Он идеален — от изысканных утончённых кончиков пальцев до вздёрнувшегося каштанового вихра на макушке. Каждый его взгляд, каждый жест, каждое слово. Всё в нём уже совершенно и не нуждается ни в каких изменениях. Всё!
Разве что…
Чуть больше интереса к моим словам… и чуть меньше желания от меня отдаляться.
— Вы не представляете, как я рад, что вы абсолютно довольны моим изобретением, Теодор. И если у вас нет вопросов… — многозначительная пауза, видимо, для того, чтобы я сумел что-то вставить, но, так и не дождавшись от меня ответа, всё же заканчивает: — Позвольте мне откланяться.

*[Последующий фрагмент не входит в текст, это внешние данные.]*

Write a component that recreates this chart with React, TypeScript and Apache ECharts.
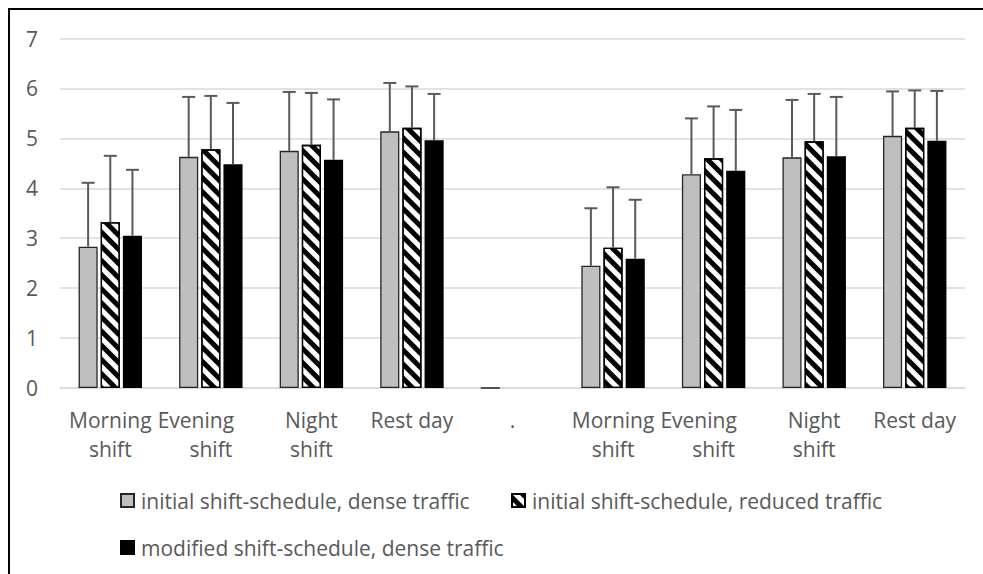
import React, { useEffect, useRef } from "react";
import * as echarts from "echarts";

const categories = [
  "Morning\nshift",
  "Evening\nshift",
  "Night\nshift",
  "Rest day",
  ".",
  "Morning\nshift",
  "Evening\nshift",
  "Night\nshift",
  "Rest day",
];

const seriesNames = [
  "initial shift-schedule, dense traffic",
  "initial shift-schedule, reduced traffic",
  "modified shift-schedule, dense traffic",
];

const initialDense = [2.83, 4.63, 4.75, 5.14, 0, 2.45, 4.28, 4.62, 5.05];
const initialDenseErrTop = [4.11, 5.83, 5.93, 6.11, null, 3.6, 5.4, 5.77, 5.94];

const initialReduced = [3.32, 4.78, 4.87, 5.21, null, 2.81, 4.6, 4.94, 5.21];
const initialReducedErrTop = [4.65, 5.85, 5.91, 6.04, null, 4.02, 5.64, 5.89, 5.96];

const modifiedDense = [3.05, 4.48, 4.57, 4.96, null, 2.59, 4.35, 4.64, 4.95];
const modifiedDenseErrTop = [4.37, 5.71, 5.78, 5.89, null, 3.77, 5.57, 5.83, 5.95];

const yTicks = [0, 1, 2, 3, 4, 5, 6, 7];

const FONT = "'Open Sans', sans-serif";
const FS = 21;
const BAR_FRAC = 0.19;
const GAP_FRAC = 0.16;

export default function App() {
  const ref = useRef<HTMLDivElement>(null);

  useEffect(() => {
    if (!ref.current) return;
    const chart = echarts.init(ref.current, null, { renderer: "svg" });

    const values = [initialDense, initialReduced, modifiedDense];
    const errs = [initialDenseErrTop, initialReducedErrTop, modifiedDenseErrTop];

    const styles = [
      { color: "#bfbfbf", borderColor: "#262626", borderWidth: 1.3 },
      {
        color: "#ffffff",
        borderColor: "#000000",
        borderWidth: 1.3,
        decal: {
          symbol: "rect",
          symbolSize: 1,
          dashArrayX: [1, 0],
          dashArrayY: [4.5, 4.5],
          rotation: Math.PI / 4,
          color: "#000000",
        },
      },
      { color: "#000000", borderColor: "#000000", borderWidth: 1.3 },
    ];

    const barSeries = values.map((v, i) => ({
      name: seriesNames[i],
      type: "bar",
      data: v,
      barWidth: BAR_FRAC * 100 + "%",
      barGap: GAP_FRAC * 100 + "%",
      itemStyle: styles[i],
      z: 2,
    }));

    const errSeries = errs.map((e, i) => ({
      name: "err" + i,
      type: "custom",
      z: 3,
      data: categories
        .map((_, k) => [k, values[i][k], e[k]])
        .filter((d) => d[1] != null && d[2] != null),
      renderItem: (params: any, api: any) => {
        const x = api.value(0);
        const v = api.value(1);
        const t = api.value(2);
        const band = api.size([1, 0])[0];
        const bw = band * BAR_FRAC;
        const off = (i - 1) * bw * (1 + GAP_FRAC);
        const p0 = api.coord([x, v]);
        const p1 = api.coord([x, t]);
        const cx = p0[0] + off;
        const capHalf = 6.5;
        const style = { stroke: "#595959", lineWidth: 2 };
        return {
          type: "group",
          children: [
            { type: "line", shape: { x1: cx, y1: p0[1], x2: cx, y2: p1[1] }, style },
            {
              type: "line",
              shape: { x1: cx - capHalf, y1: p1[1], x2: cx + capHalf, y2: p1[1] },
              style,
            },
          ],
        };
      },
    }));

    const legendBase = {
      padding: 0,
      itemWidth: 13,
      itemHeight: 13,
      icon: "rect",
      textStyle: {
        fontFamily: FONT,
        fontSize: FS,
        color: "#595959",
        padding: [0, 0, 0, 2],
      },
      selectedMode: false,
    };

    chart.setOption({
      animation: false,
      backgroundColor: "#ffffff",
      textStyle: { fontFamily: FONT },
      grid: { left: 60, right: 18, top: 38.5, bottom: 186, containLabel: false },
      legend: [
        { ...legendBase, left: 120, top: 490, data: [seriesNames[0]] },
        { ...legendBase, left: 511, top: 490, data: [seriesNames[1]] },
        { ...legendBase, left: 120, top: 537, data: [seriesNames[2]] },
      ],
      xAxis: {
        type: "category",
        data: categories,
        axisTick: { show: false },
        axisLine: { lineStyle: { color: "#d9d9d9", width: 1.5 } },
        axisLabel: {
          interval: 0,
          fontFamily: FONT,
          fontSize: FS,
          color: "#595959",
          lineHeight: 29,
          margin: 17,
          formatter: (v: string) =>
            v.startsWith("Evening") ? "{ev|Evening}\n{n|shift}" : v,
          rich: {
            ev: {
              fontFamily: FONT,
              fontSize: FS,
              color: "#595959",
              lineHeight: 29,
              padding: [0, 30, 0, 0],
            },
            n: { fontFamily: FONT, fontSize: FS, color: "#595959", lineHeight: 29 },
          },
        },
      },
      yAxis: {
        type: "value",
        min: yTicks[0],
        max: yTicks[yTicks.length - 1],
        interval: 1,
        axisLine: { show: false },
        axisTick: { show: false },
        axisLabel: { fontFamily: FONT, fontSize: FS, color: "#595959", margin: 22 },
        splitLine: { lineStyle: { color: "#d9d9d9", width: 1.5 } },
      },
      graphic: [
        {
          type: "rect",
          shape: { x: 9, y: 9, width: 2000, height: 2000 },
          style: { fill: "none", stroke: "#000000", lineWidth: 2 },
          silent: true,
          z: 100,
        },
      ],
      series: [...barSeries, ...errSeries],
    });

    return () => chart.dispose();
  }, []);

  return (
    <div
      ref={ref}
      style={{ position: "fixed", left: 0, top: 0, width: 983, height: 574 }}
    />
  );
}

Поднимается с кресла, а у меня не возникает ни малейшего желания его задерживать, ни единого вопроса, который я бы мог ему задать, ни единой фразы, которой мне бы хотелось переброситься с ним напоследок. Собирается нас покинуть, и я абсолютно против этого не возражаю. Напротив, считаю секунды, когда за ним захлопнется дверь.